I don't want to think about how long it's been since I've blogged. It's not that I think anyone is waiting with bated breath to see what shenanigans my kids have got up to (though I think my mother might be, but that's more out of a sense of karmic justice than anything else). Mostly I like writing so I can look back on the days with my kids, but then the day ends and I'm tired and vegging out in front of Netflix with a Sam Adams seems like a much more appealing activity.
But I digress.
We live close enough to the school that we can walk Mary to kindergarten every day. It's worked out pretty well so far. The kids race to the next stop sign or crosswalk, look out for seasonal decorations, walk on rock walls. I've met more neighbors in the past two months than I think I have in seven years of residency. And hey, free exercise!
This morning was crisp but still above freezing. The light was beautiful and golden. I put kids in hats and coats and we strolled off. Anna was enjoying a day off from preschool because we had a play date planned with a friend she hadn't seen in awhile and you're only four once. (Although, mothers of other four year olds? It's kind of a long age, am I right? I feel very, very tired some days.)
We walked to the end of the block and found our first "regular" - the absolutely terrifying large dog that seems barely contained by a mishmash of fence pieces and possesses a menacing bark. Mary and Anna shied away to the inside of the sidewalk, as far away from the yard across the street as possible. Lily leaned forward in her stroller and shook her hand towards the fence.
"SHH DOGGIE!" she admonished. "BE QUIET! SHHH DOGGIE! Doggie yowed (loud)," she informed me sagely, shrugging her hands and facing forward once more.
We turned the corner and Anna found a giant puddle left over from yesterday's rain.
"No," I said quickly, seeing the glint in her eye. We already have a pair of sneakers drying out from yesterday's adventure, thanks. The girls raced ahead to the next stop sign, announcing loudly that they had both won. Lily sat in her stroller, content to wake the dead by announcing every vehicle that drove by.
"OH NO BUS! OH NO CAR! PLAAAAAAAAAAANE!"
If the neighbors aren't morning people I apologize.
Finally we got to the school, where the crossing guard greeted us warmly.
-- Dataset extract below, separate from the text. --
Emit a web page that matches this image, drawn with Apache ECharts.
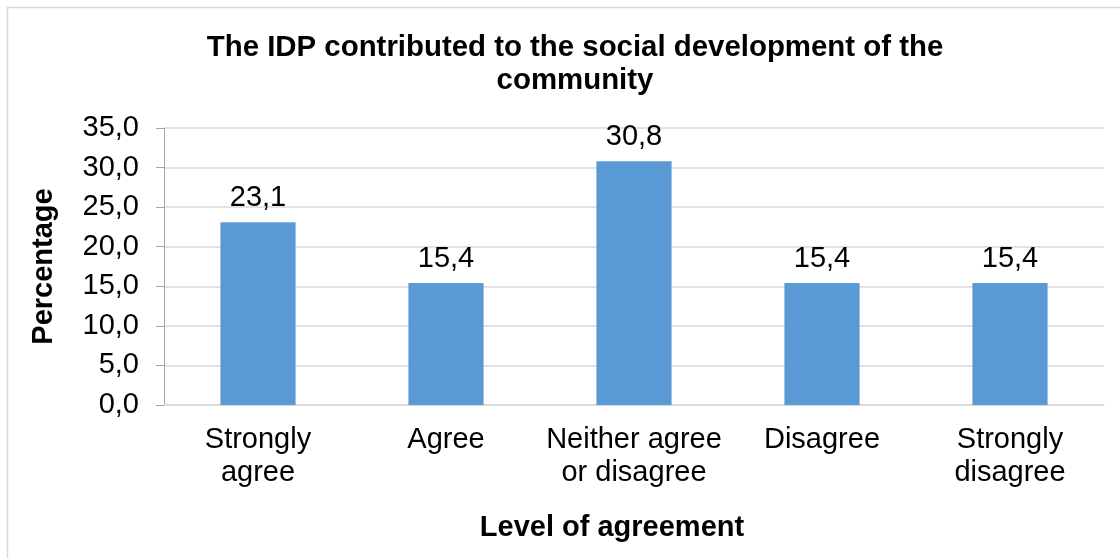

No, seriously - she is the nicest person I think I've met in a long time and she's cheerful despite standing in the middle of the street in some pretty lousy weather.
"Hiiiii!" Lily called from her stroller, waving like the Queen.
"Good morning cutie," she replied.
"Mommy how come she's wearing GLOVES today?" Mary asked me, referring to the guard's bright green gloves in the same shade of "see you coming" green as her (uniform?) jacket.
"Because it gets chilly standing outside for a long time," I said.
"Why do they match her coat?"
"Well see how she's waving at the traffic? It's probably so the drivers can see-"
"MAYBE SHE LIKES GREEN A LOT JUST LIKE TINKERBELL, MARY!" Anna shouted, loud enough that several teachers turned around.
"Oh, okay," Mary said complacently, walking ahead and greeting approximately 3,000 Kindergarten friends as Lily continued her traffic narration and Anna continued waxing poetic about Tinkerbell. The bell rang, the kids filed in, and we left the school yard.
We went home, had a nice play date and a lovely morning and afternoon. When we left to pick up Mary, Anna was wearing her pink coat, a blue cardigan, jeans and floor-length Cinderella costume. For the fourth time this week. Except this time she had also added a magic wand to the getup.
And I'm surprised the crossing guard remembers us.